I want to proof that the space $(C^0_{2\pi}(\mathbb{R},\mathbb{R}^n), || \cdot||)$, where $|| \cdot||:= \underset{x \in \mathbb R}\max|f(x)|$ is a Banach space. (I showed that $(C^0_{2\pi}(\mathbb{R},\mathbb{R}^n)$ is a normed vector space.) First of all I know that $C^0_{2\pi}(\mathbb{R},\mathbb{R}^n) \subset C^0(\mathbb{R},\mathbb{R}^n)$ and $C^0(\mathbb{R},\mathbb{R}^n)$ is a Banach space. Thus, it is enough to show that $C^0_{2\pi}(\mathbb{R}, \mathbb R^n)$ is a closed subspace. Now I have difficulties to show that for a sequence $(u_n)_{n \in \mathbb N}\subset C^0_{2\pi}(\mathbb{R}, \mathbb R^n)$ the limit $u := \underset{n \to \infty}\lim u_n \in C^0_{2\pi}(\mathbb{R}, \mathbb R^n)$. I guess it is kind of trivial but I am not sure how to proceed.

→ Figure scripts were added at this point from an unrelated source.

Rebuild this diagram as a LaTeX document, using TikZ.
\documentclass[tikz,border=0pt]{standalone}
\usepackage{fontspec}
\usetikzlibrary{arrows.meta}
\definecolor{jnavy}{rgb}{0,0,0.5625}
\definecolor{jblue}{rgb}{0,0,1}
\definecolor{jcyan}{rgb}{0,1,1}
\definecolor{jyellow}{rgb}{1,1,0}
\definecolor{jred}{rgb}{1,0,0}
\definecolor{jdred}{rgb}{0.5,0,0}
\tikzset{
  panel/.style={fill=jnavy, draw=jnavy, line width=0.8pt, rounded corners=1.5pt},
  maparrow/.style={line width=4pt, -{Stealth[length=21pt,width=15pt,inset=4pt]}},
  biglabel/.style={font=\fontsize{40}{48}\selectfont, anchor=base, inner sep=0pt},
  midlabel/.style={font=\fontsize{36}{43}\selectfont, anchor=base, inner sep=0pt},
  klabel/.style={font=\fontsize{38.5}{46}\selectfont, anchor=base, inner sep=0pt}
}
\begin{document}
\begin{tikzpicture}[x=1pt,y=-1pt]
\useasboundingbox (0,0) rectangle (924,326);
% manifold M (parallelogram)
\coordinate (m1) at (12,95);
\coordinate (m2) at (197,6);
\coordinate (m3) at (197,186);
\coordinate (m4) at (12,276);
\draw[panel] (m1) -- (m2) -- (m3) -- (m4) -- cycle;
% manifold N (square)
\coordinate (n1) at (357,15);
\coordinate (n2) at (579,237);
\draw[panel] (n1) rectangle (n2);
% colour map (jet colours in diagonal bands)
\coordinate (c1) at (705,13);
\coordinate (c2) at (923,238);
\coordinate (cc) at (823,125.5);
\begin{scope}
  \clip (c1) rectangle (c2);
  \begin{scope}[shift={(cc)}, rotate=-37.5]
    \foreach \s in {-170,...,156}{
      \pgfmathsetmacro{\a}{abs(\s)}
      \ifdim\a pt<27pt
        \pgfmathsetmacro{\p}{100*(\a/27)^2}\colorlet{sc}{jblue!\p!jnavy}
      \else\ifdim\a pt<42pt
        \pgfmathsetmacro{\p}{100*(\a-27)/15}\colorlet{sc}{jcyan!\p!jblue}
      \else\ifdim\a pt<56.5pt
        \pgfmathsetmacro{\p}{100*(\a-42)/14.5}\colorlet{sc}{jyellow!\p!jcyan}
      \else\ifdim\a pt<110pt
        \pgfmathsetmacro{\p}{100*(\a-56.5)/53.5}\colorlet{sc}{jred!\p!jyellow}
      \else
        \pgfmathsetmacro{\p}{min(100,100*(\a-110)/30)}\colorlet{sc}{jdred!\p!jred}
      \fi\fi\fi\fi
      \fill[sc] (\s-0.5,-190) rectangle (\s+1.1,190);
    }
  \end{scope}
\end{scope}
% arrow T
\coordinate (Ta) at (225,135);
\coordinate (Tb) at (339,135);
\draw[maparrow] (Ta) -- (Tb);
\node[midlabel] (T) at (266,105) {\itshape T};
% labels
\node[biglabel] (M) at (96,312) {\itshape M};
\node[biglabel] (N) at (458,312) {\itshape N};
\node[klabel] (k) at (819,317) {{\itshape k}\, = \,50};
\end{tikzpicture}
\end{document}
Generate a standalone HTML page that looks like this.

Can I use pointwise convergence of $||u_n||$ i.e. $\underset{n \to \infty}\lim ||u_n|| = \underset{n \to \infty}\lim \underset{x \in \mathbb R}\max|u_n| = \underset{x \in \mathbb R}\max|u|$ and that is it?
Any help is appreciated.
Your approach is correct. If $\lim_{n\in\mathbb N}f_n=f$ with respect to your norm then, for each $x\in\mathbb R$, $\lim_{n\in\mathbb N}f_n(x)=f(x)$. Therefore, if every $f_n$ is periodic with period $2\pi$, then $f$ also has that property.